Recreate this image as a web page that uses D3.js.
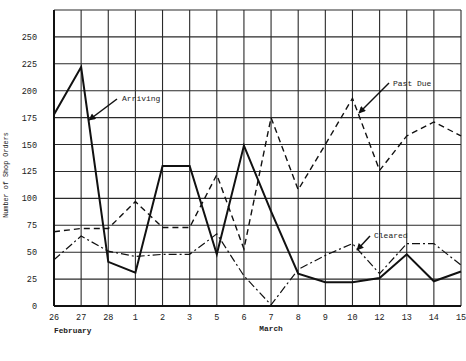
<!DOCTYPE html>
<html>
<head>
<meta charset="utf-8">
<script src="https://cdn.jsdelivr.net/npm/d3@7"></script>
<style>
  body { margin: 0; background: #fff; }
  svg text { font-family: "Courier New", "Liberation Mono", monospace; fill: #222; }
</style>
</head>
<body>
<div id="chart"></div>
<script>
// dates along the bottom (Feb 26 .. Mar 15, working days only)
var days = ["26", "27", "28", "1", "2", "3", "5", "6", "7", "8", "9", "10", "12", "13", "14", "15"];
var arriving = [178, 222, 41, 31, 130, 130, 48, 149, 88, 30, 22, 22, 26, 48, 23, 32];
var pastDue  = [69, 72, 72, 97, 73, 73, 122, 53, 175, 108, 150, 193, 126, 158, 171, 158];
var cleared  = [43, 65, 51, 46, 48, 48, 67, 28, 1, 34, 47, 58, 30, 58, 58, 38];
var yTicks = [0, 25, 50, 75, 100, 125, 150, 175, 200, 225, 250];
var yGrid = [0, 25, 50, 75, 100, 125, 150, 175, 200, 225, 250, 275];

var W = 466, H = 361;
var margin = { top: 10, right: 5, bottom: 55, left: 54 },
    width = W - margin.left - margin.right,
    height = H - margin.top - margin.bottom;

var svg = d3.select("#chart").append("svg")
    .attr("width", W)
    .attr("height", H);

var defs = svg.append("defs");
defs.append("marker")
    .attr("id", "arrow")
    .attr("viewBox", "0 0 10 10")
    .attr("refX", 9)
    .attr("refY", 5)
    .attr("markerWidth", 9)
    .attr("markerHeight", 7)
    .attr("markerUnits", "userSpaceOnUse")
    .attr("orient", "auto")
  .append("path")
    .attr("d", "M0,0 L10,5 L0,10 z")
    .style("fill", "#111");

var g = svg.append("g")
    .attr("transform", "translate(" + margin.left + "," + margin.top + ")");

var x = d3.scalePoint().domain(d3.range(days.length)).range([0, width]);
var y = d3.scaleLinear().domain([0, 275]).range([height, 0]);

// grid
g.selectAll(".hgrid")
    .data(yGrid)
    .enter().append("line")
    .attr("class", "hgrid")
    .attr("x1", 0).attr("x2", width)
    .attr("y1", function(d) { return y(d); })
    .attr("y2", function(d) { return y(d); })
    .style("stroke", "#2a2a2a")
    .style("stroke-width", 1.1);

g.selectAll(".vgrid")
    .data(d3.range(days.length))
    .enter().append("line")
    .attr("class", "vgrid")
    .attr("x1", function(d) { return x(d); })
    .attr("x2", function(d) { return x(d); })
    .attr("y1", 0).attr("y2", height)
    .style("stroke", "#2a2a2a")
    .style("stroke-width", 1.1);

// heavier axis lines
g.append("line").attr("x1", 0).attr("x2", 0).attr("y1", 0).attr("y2", height)
    .style("stroke", "#111").style("stroke-width", 2);
g.append("line").attr("x1", 0).attr("x2", width).attr("y1", height).attr("y2", height)
    .style("stroke", "#111").style("stroke-width", 2);

// tick labels
g.selectAll(".ylab")
    .data(yTicks)
    .enter().append("text")
    .attr("class", "ylab")
    .attr("x", -17)
    .attr("y", function(d) { return y(d) + 3; })
    .style("text-anchor", "end")
    .style("font-size", "8.5px")
    .text(function(d) { return d; });

g.selectAll(".xlab")
    .data(days)
    .enter().append("text")
    .attr("class", "xlab")
    .attr("x", function(d, i) { return x(i); })
    .attr("y", height + 14)
    .style("text-anchor", "middle")
    .style("font-size", "8.5px")
    .text(function(d) { return d; });

g.append("text")
    .attr("x", 0).attr("y", height + 27)
    .style("font-size", "7.8px")
    .style("font-weight", "bold")
    .text("February");

g.append("text")
    .attr("x", x(8)).attr("y", height + 25)
    .style("text-anchor", "middle")
    .style("font-size", "7.8px")
    .style("font-weight", "bold")
    .text("March");

g.append("text")
    .attr("transform", "translate(" + (-46) + "," + (175 - margin.top) + ")rotate(-90)")
    .style("text-anchor", "middle")
    .style("font-size", "6.8px")
    .text("Number of Shop Orders");

// series
var line = d3.line()
    .x(function(d, i) { return x(i); })
    .y(function(d) { return y(d); });

g.append("path").datum(pastDue)
    .attr("d", line)
    .style("fill", "none")
    .style("stroke", "#111")
    .style("stroke-width", 1.4)
    .style("stroke-dasharray", "6,4");

g.append("path").datum(cleared)
    .attr("d", line)
    .style("fill", "none")
    .style("stroke", "#111")
    .style("stroke-width", 1.2)
    .style("stroke-dasharray", "8,3,2,3");

g.append("path").datum(arriving)
    .attr("d", line)
    .style("fill", "none")
    .style("stroke", "#111")
    .style("stroke-width", 2);

// annotations: label position and arrow from (x1,y1) to (x2,y2), page coords
var notes = [
    { label: "Arriving", tx: 122, ty: 101, x1: 117, y1: 99, x2: 89, y2: 120 },
    { label: "Past Due", tx: 393, ty: 86, x1: 389, y1: 83, x2: 359, y2: 113 },
    { label: "Cleared", tx: 374, ty: 238, x1: 370, y1: 236, x2: 357, y2: 250 }
];

var ann = svg.selectAll(".note")
    .data(notes)
    .enter().append("g")
    .attr("class", "note");

ann.append("line")
    .attr("x1", function(d) { return d.x1; })
    .attr("y1", function(d) { return d.y1; })
    .attr("x2", function(d) { return d.x2; })
    .attr("y2", function(d) { return d.y2; })
    .style("stroke", "#111")
    .style("stroke-width", 1.5)
    .attr("marker-end", "url(#arrow)");

ann.append("text")
    .attr("x", function(d) { return d.tx; })
    .attr("y", function(d) { return d.ty; })
    .style("font-size", "8px")
    .text(function(d) { return d.label; });
</script>
</body>
</html>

++++++++++

#### Task to carry out
Omit the pictures and reproduce the listing exactly.

#### Solution for this problem
Recreate this image as a web page that uses D3.js.
<!DOCTYPE html>
<html>
<head>
<meta charset="utf-8">
<script src="https://cdn.jsdelivr.net/npm/d3@7"></script>
<style>
  body { margin: 0; background: #fff; }
  svg text { font-family: "Courier New", "Liberation Mono", monospace; fill: #222; }
</style>
</head>
<body>
<div id="chart"></div>
<script>
// dates along the bottom (Feb 26 .. Mar 15, working days only)
var days = ["26", "27", "28", "1", "2", "3", "5", "6", "7", "8", "9", "10", "12", "13", "14", "15"];
var arriving = [178, 222, 41, 31, 130, 130, 48, 149, 88, 30, 22, 22, 26, 48, 23, 32];
var pastDue  = [69, 72, 72, 97, 73, 73, 122, 53, 175, 108, 150, 193, 126, 158, 171, 158];
var cleared  = [43, 65, 51, 46, 48, 48, 67, 28, 1, 34, 47, 58, 30, 58, 58, 38];
var yTicks = [0, 25, 50, 75, 100, 125, 150, 175, 200, 225, 250];
var yGrid = [0, 25, 50, 75, 100, 125, 150, 175, 200, 225, 250, 275];

var W = 466, H = 361;
var margin = { top: 10, right: 5, bottom: 55, left: 54 },
    width = W - margin.left - margin.right,
    height = H - margin.top - margin.bottom;

var svg = d3.select("#chart").append("svg")
    .attr("width", W)
    .attr("height", H);

var defs = svg.append("defs");
defs.append("marker")
    .attr("id", "arrow")
    .attr("viewBox", "0 0 10 10")
    .attr("refX", 9)
    .attr("refY", 5)
    .attr("markerWidth", 9)
    .attr("markerHeight", 7)
    .attr("markerUnits", "userSpaceOnUse")
    .attr("orient", "auto")
  .append("path")
    .attr("d", "M0,0 L10,5 L0,10 z")
    .style("fill", "#111");

var g = svg.append("g")
    .attr("transform", "translate(" + margin.left + "," + margin.top + ")");

var x = d3.scalePoint().domain(d3.range(days.length)).range([0, width]);
var y = d3.scaleLinear().domain([0, 275]).range([height, 0]);

// grid
g.selectAll(".hgrid")
    .data(yGrid)
    .enter().append("line")
    .attr("class", "hgrid")
    .attr("x1", 0).attr("x2", width)
    .attr("y1", function(d) { return y(d); })
    .attr("y2", function(d) { return y(d); })
    .style("stroke", "#2a2a2a")
    .style("stroke-width", 1.1);

g.selectAll(".vgrid")
    .data(d3.range(days.length))
    .enter().append("line")
    .attr("class", "vgrid")
    .attr("x1", function(d) { return x(d); })
    .attr("x2", function(d) { return x(d); })
    .attr("y1", 0).attr("y2", height)
    .style("stroke", "#2a2a2a")
    .style("stroke-width", 1.1);

// heavier axis lines
g.append("line").attr("x1", 0).attr("x2", 0).attr("y1", 0).attr("y2", height)
    .style("stroke", "#111").style("stroke-width", 2);
g.append("line").attr("x1", 0).attr("x2", width).attr("y1", height).attr("y2", height)
    .style("stroke", "#111").style("stroke-width", 2);

// tick labels
g.selectAll(".ylab")
    .data(yTicks)
    .enter().append("text")
    .attr("class", "ylab")
    .attr("x", -17)
    .attr("y", function(d) { return y(d) + 3; })
    .style("text-anchor", "end")
    .style("font-size", "8.5px")
    .text(function(d) { return d; });

g.selectAll(".xlab")
    .data(days)
    .enter().append("text")
    .attr("class", "xlab")
    .attr("x", function(d, i) { return x(i); })
    .attr("y", height + 14)
    .style("text-anchor", "middle")
    .style("font-size", "8.5px")
    .text(function(d) { return d; });

g.append("text")
    .attr("x", 0).attr("y", height + 27)
    .style("font-size", "7.8px")
    .style("font-weight", "bold")
    .text("February");

g.append("text")
    .attr("x", x(8)).attr("y", height + 25)
    .style("text-anchor", "middle")
    .style("font-size", "7.8px")
    .style("font-weight", "bold")
    .text("March");

g.append("text")
    .attr("transform", "translate(" + (-46) + "," + (175 - margin.top) + ")rotate(-90)")
    .style("text-anchor", "middle")
    .style("font-size", "6.8px")
    .text("Number of Shop Orders");

// series
var line = d3.line()
    .x(function(d, i) { return x(i); })
    .y(function(d) { return y(d); });

g.append("path").datum(pastDue)
    .attr("d", line)
    .style("fill", "none")
    .style("stroke", "#111")
    .style("stroke-width", 1.4)
    .style("stroke-dasharray", "6,4");

g.append("path").datum(cleared)
    .attr("d", line)
    .style("fill", "none")
    .style("stroke", "#111")
    .style("stroke-width", 1.2)
    .style("stroke-dasharray", "8,3,2,3");

g.append("path").datum(arriving)
    .attr("d", line)
    .style("fill", "none")
    .style("stroke", "#111")
    .style("stroke-width", 2);

// annotations: label position and arrow from (x1,y1) to (x2,y2), page coords
var notes = [
    { label: "Arriving", tx: 122, ty: 101, x1: 117, y1: 99, x2: 89, y2: 120 },
    { label: "Past Due", tx: 393, ty: 86, x1: 389, y1: 83, x2: 359, y2: 113 },
    { label: "Cleared", tx: 374, ty: 238, x1: 370, y1: 236, x2: 357, y2: 250 }
];

var ann = svg.selectAll(".note")
    .data(notes)
    .enter().append("g")
    .attr("class", "note");

ann.append("line")
    .attr("x1", function(d) { return d.x1; })
    .attr("y1", function(d) { return d.y1; })
    .attr("x2", function(d) { return d.x2; })
    .attr("y2", function(d) { return d.y2; })
    .style("stroke", "#111")
    .style("stroke-width", 1.5)
    .attr("marker-end", "url(#arrow)");

ann.append("text")
    .attr("x", function(d) { return d.tx; })
    .attr("y", function(d) { return d.ty; })
    .style("font-size", "8px")
    .text(function(d) { return d.label; });
</script>
</body>
</html>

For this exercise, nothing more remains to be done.